All entries below need to be written out exactly, but without their pictures.

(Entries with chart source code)

☆ ☆ ☆ ☆ ☆ ☆ ☆

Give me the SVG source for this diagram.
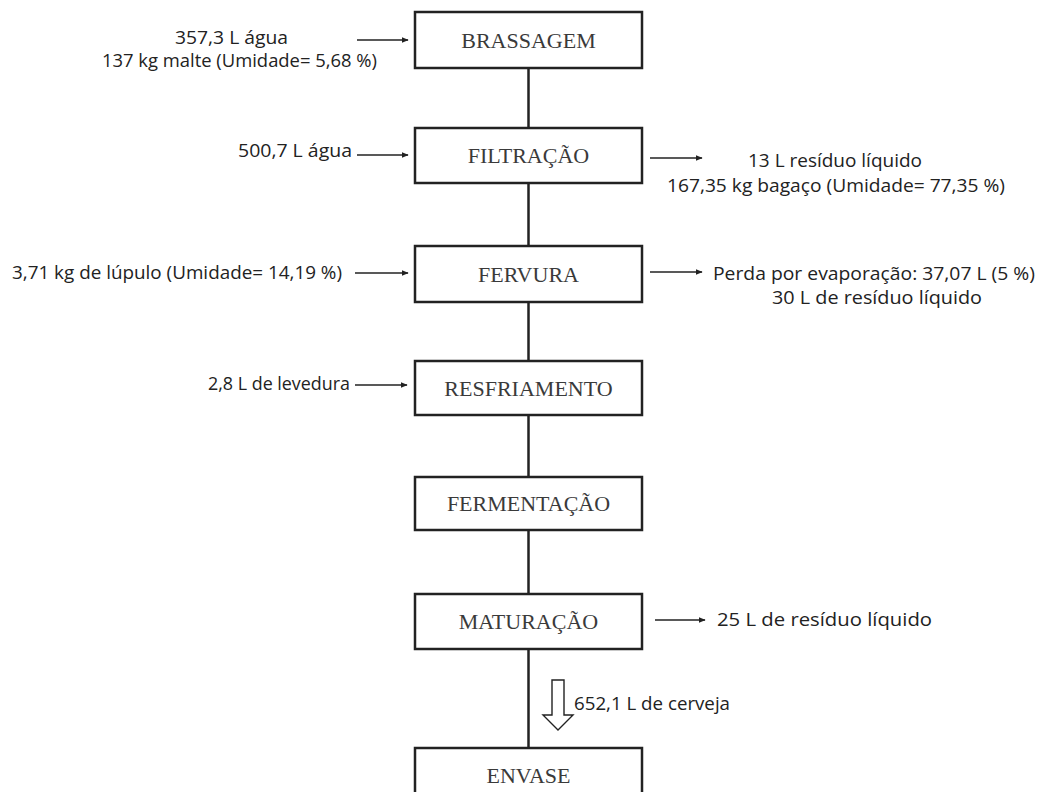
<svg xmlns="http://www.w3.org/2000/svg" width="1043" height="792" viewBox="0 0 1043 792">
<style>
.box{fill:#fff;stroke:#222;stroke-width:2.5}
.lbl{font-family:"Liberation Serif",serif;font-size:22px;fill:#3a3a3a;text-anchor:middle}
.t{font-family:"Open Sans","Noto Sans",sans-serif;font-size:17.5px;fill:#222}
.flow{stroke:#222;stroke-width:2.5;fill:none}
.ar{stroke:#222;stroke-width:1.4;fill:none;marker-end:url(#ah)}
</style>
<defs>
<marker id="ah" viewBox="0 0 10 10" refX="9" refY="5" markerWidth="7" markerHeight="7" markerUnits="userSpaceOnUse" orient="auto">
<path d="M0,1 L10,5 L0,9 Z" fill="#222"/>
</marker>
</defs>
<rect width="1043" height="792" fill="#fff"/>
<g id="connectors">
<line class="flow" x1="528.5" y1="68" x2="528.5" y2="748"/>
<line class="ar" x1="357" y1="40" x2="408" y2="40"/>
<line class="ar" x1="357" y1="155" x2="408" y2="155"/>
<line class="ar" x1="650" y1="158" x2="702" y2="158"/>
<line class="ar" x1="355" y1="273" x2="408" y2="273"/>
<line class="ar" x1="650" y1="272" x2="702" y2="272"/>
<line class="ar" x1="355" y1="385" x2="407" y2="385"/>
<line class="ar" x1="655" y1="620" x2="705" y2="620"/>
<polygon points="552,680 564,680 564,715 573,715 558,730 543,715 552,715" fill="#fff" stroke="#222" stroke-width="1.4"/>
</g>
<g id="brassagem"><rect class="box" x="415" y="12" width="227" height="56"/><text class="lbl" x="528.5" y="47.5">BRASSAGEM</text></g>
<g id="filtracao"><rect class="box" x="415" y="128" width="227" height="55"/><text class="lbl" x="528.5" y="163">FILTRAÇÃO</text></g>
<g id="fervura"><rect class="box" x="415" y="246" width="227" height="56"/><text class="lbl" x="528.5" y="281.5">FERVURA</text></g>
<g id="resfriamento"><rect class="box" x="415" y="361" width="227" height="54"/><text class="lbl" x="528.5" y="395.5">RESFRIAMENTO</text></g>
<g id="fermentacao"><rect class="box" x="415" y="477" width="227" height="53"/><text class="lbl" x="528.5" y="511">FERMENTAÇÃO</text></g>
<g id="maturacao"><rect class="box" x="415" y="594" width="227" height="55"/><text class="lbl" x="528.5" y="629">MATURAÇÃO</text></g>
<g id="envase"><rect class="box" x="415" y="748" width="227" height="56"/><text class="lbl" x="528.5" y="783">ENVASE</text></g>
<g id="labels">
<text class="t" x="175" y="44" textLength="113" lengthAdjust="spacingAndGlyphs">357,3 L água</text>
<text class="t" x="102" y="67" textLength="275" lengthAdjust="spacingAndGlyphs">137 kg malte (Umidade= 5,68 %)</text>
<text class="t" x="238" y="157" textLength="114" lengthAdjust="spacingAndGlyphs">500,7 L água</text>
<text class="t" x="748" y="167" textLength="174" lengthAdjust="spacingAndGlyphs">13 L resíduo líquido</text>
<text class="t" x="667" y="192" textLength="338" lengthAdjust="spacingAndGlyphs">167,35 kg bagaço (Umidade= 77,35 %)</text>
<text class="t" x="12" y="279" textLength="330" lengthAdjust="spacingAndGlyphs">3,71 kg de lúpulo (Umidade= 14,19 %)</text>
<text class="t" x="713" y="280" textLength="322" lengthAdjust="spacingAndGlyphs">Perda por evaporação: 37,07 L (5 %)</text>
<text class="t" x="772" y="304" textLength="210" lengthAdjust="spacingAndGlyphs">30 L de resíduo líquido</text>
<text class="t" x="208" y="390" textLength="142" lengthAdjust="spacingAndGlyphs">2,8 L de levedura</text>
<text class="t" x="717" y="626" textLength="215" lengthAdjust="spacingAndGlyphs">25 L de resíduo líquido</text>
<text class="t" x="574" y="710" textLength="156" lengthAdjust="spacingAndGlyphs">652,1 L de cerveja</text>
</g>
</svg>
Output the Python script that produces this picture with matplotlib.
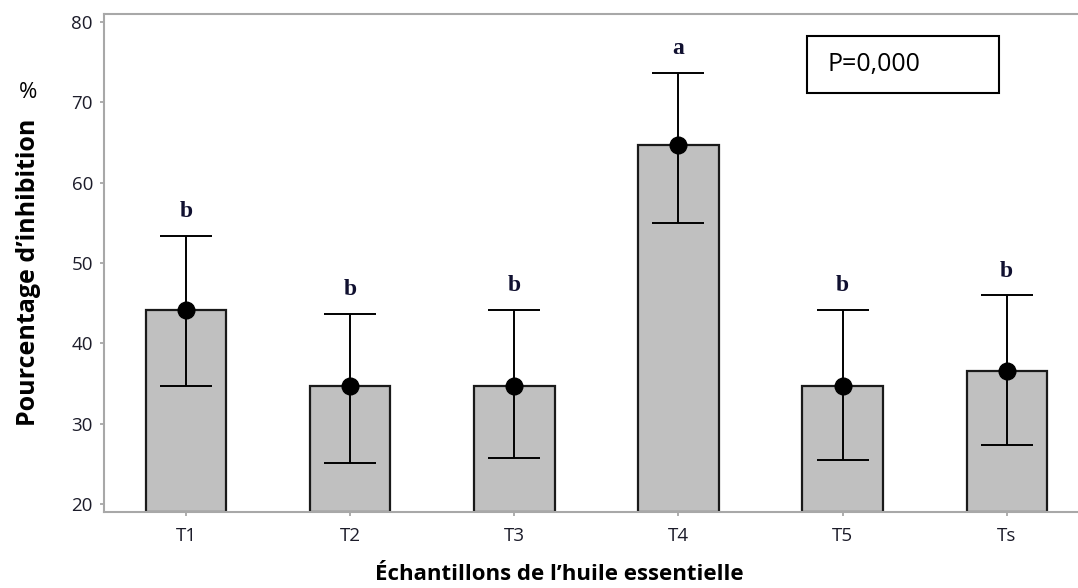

☆ ☆ ☆ ☆ ☆ ☆ ☆

[REPLY TO THE TASK]
Give me the SVG source for this diagram.
<svg xmlns="http://www.w3.org/2000/svg" width="1043" height="792" viewBox="0 0 1043 792">
<style>
.box{fill:#fff;stroke:#222;stroke-width:2.5}
.lbl{font-family:"Liberation Serif",serif;font-size:22px;fill:#3a3a3a;text-anchor:middle}
.t{font-family:"Open Sans","Noto Sans",sans-serif;font-size:17.5px;fill:#222}
.flow{stroke:#222;stroke-width:2.5;fill:none}
.ar{stroke:#222;stroke-width:1.4;fill:none;marker-end:url(#ah)}
</style>
<defs>
<marker id="ah" viewBox="0 0 10 10" refX="9" refY="5" markerWidth="7" markerHeight="7" markerUnits="userSpaceOnUse" orient="auto">
<path d="M0,1 L10,5 L0,9 Z" fill="#222"/>
</marker>
</defs>
<rect width="1043" height="792" fill="#fff"/>
<g id="connectors">
<line class="flow" x1="528.5" y1="68" x2="528.5" y2="748"/>
<line class="ar" x1="357" y1="40" x2="408" y2="40"/>
<line class="ar" x1="357" y1="155" x2="408" y2="155"/>
<line class="ar" x1="650" y1="158" x2="702" y2="158"/>
<line class="ar" x1="355" y1="273" x2="408" y2="273"/>
<line class="ar" x1="650" y1="272" x2="702" y2="272"/>
<line class="ar" x1="355" y1="385" x2="407" y2="385"/>
<line class="ar" x1="655" y1="620" x2="705" y2="620"/>
<polygon points="552,680 564,680 564,715 573,715 558,730 543,715 552,715" fill="#fff" stroke="#222" stroke-width="1.4"/>
</g>
<g id="brassagem"><rect class="box" x="415" y="12" width="227" height="56"/><text class="lbl" x="528.5" y="47.5">BRASSAGEM</text></g>
<g id="filtracao"><rect class="box" x="415" y="128" width="227" height="55"/><text class="lbl" x="528.5" y="163">FILTRAÇÃO</text></g>
<g id="fervura"><rect class="box" x="415" y="246" width="227" height="56"/><text class="lbl" x="528.5" y="281.5">FERVURA</text></g>
<g id="resfriamento"><rect class="box" x="415" y="361" width="227" height="54"/><text class="lbl" x="528.5" y="395.5">RESFRIAMENTO</text></g>
<g id="fermentacao"><rect class="box" x="415" y="477" width="227" height="53"/><text class="lbl" x="528.5" y="511">FERMENTAÇÃO</text></g>
<g id="maturacao"><rect class="box" x="415" y="594" width="227" height="55"/><text class="lbl" x="528.5" y="629">MATURAÇÃO</text></g>
<g id="envase"><rect class="box" x="415" y="748" width="227" height="56"/><text class="lbl" x="528.5" y="783">ENVASE</text></g>
<g id="labels">
<text class="t" x="175" y="44" textLength="113" lengthAdjust="spacingAndGlyphs">357,3 L água</text>
<text class="t" x="102" y="67" textLength="275" lengthAdjust="spacingAndGlyphs">137 kg malte (Umidade= 5,68 %)</text>
<text class="t" x="238" y="157" textLength="114" lengthAdjust="spacingAndGlyphs">500,7 L água</text>
<text class="t" x="748" y="167" textLength="174" lengthAdjust="spacingAndGlyphs">13 L resíduo líquido</text>
<text class="t" x="667" y="192" textLength="338" lengthAdjust="spacingAndGlyphs">167,35 kg bagaço (Umidade= 77,35 %)</text>
<text class="t" x="12" y="279" textLength="330" lengthAdjust="spacingAndGlyphs">3,71 kg de lúpulo (Umidade= 14,19 %)</text>
<text class="t" x="713" y="280" textLength="322" lengthAdjust="spacingAndGlyphs">Perda por evaporação: 37,07 L (5 %)</text>
<text class="t" x="772" y="304" textLength="210" lengthAdjust="spacingAndGlyphs">30 L de resíduo líquido</text>
<text class="t" x="208" y="390" textLength="142" lengthAdjust="spacingAndGlyphs">2,8 L de levedura</text>
<text class="t" x="717" y="626" textLength="215" lengthAdjust="spacingAndGlyphs">25 L de resíduo líquido</text>
<text class="t" x="574" y="710" textLength="156" lengthAdjust="spacingAndGlyphs">652,1 L de cerveja</text>
</g>
</svg>
Output the Python script that produces this picture with matplotlib.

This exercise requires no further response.